───── Information shown ─────
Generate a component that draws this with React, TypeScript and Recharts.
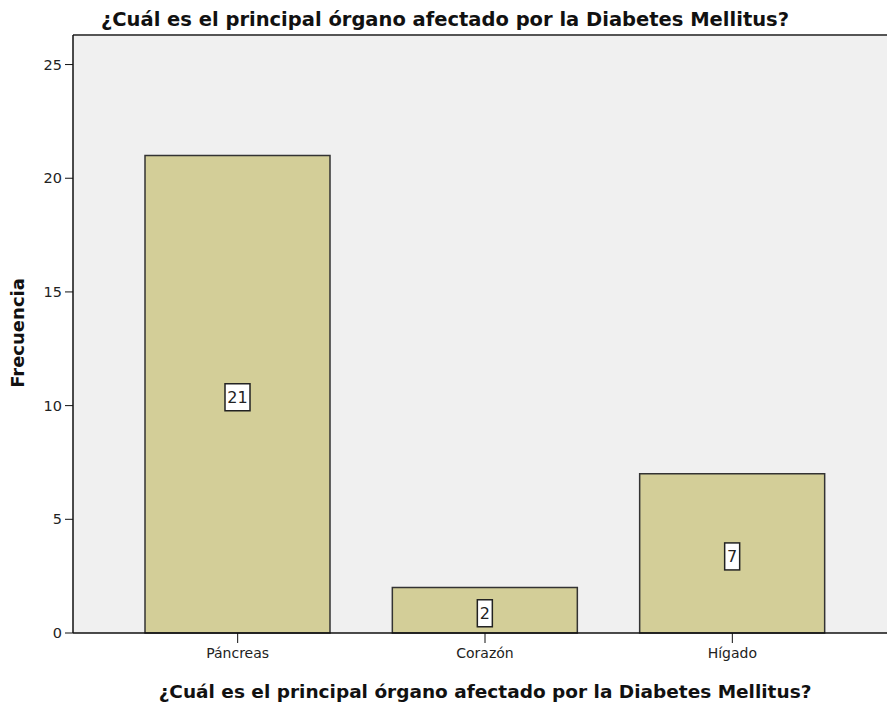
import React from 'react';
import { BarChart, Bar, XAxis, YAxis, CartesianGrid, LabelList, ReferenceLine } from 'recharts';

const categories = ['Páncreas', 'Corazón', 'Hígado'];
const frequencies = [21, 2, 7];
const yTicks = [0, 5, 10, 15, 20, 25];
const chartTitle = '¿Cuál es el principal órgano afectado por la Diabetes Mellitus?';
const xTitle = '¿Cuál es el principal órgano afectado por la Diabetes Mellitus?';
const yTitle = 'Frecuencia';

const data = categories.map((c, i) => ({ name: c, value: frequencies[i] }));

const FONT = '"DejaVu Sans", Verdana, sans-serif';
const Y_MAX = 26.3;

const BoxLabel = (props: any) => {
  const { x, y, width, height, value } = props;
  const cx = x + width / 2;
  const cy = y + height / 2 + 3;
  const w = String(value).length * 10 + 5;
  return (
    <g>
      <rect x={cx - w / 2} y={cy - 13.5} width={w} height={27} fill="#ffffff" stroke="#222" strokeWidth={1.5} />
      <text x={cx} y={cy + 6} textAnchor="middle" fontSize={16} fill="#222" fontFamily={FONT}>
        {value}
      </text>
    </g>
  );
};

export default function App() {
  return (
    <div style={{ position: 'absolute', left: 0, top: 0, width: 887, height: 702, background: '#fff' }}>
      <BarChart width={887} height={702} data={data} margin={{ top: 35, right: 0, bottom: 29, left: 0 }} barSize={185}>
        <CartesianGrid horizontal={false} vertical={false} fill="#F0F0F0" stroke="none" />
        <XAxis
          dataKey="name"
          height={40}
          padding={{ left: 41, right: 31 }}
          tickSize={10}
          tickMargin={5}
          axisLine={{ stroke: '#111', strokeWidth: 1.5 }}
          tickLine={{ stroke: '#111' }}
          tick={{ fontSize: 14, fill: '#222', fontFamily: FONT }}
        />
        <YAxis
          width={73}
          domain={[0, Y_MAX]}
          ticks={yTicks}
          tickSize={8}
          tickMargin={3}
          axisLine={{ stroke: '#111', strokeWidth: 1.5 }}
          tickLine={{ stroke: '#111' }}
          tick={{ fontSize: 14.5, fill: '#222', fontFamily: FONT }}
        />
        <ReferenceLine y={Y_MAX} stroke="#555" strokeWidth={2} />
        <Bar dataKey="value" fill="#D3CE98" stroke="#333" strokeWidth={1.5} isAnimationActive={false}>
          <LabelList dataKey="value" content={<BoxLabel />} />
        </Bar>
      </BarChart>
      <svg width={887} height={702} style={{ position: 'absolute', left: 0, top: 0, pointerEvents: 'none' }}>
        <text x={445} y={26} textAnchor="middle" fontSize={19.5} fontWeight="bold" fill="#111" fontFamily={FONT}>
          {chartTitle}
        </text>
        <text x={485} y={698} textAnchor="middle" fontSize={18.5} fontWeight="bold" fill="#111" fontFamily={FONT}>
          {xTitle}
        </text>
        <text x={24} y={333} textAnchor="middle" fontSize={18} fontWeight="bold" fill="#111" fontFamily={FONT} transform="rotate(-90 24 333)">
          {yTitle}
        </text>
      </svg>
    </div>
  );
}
─────
What the task asks
Repeat, word for word and with no pictures, only the lines running from the beginning of the data to the line that contains "const data = categories.map((c, i)".

Result for this exercise
Generate a component that draws this with React, TypeScript and Recharts.
import React from 'react';
import { BarChart, Bar, XAxis, YAxis, CartesianGrid, LabelList, ReferenceLine } from 'recharts';

const categories = ['Páncreas', 'Corazón', 'Hígado'];
const frequencies = [21, 2, 7];
const yTicks = [0, 5, 10, 15, 20, 25];
const chartTitle = '¿Cuál es el principal órgano afectado por la Diabetes Mellitus?';
const xTitle = '¿Cuál es el principal órgano afectado por la Diabetes Mellitus?';
const yTitle = 'Frecuencia';

const data = categories.map((c, i) => ({ name: c, value: frequencies[i] }));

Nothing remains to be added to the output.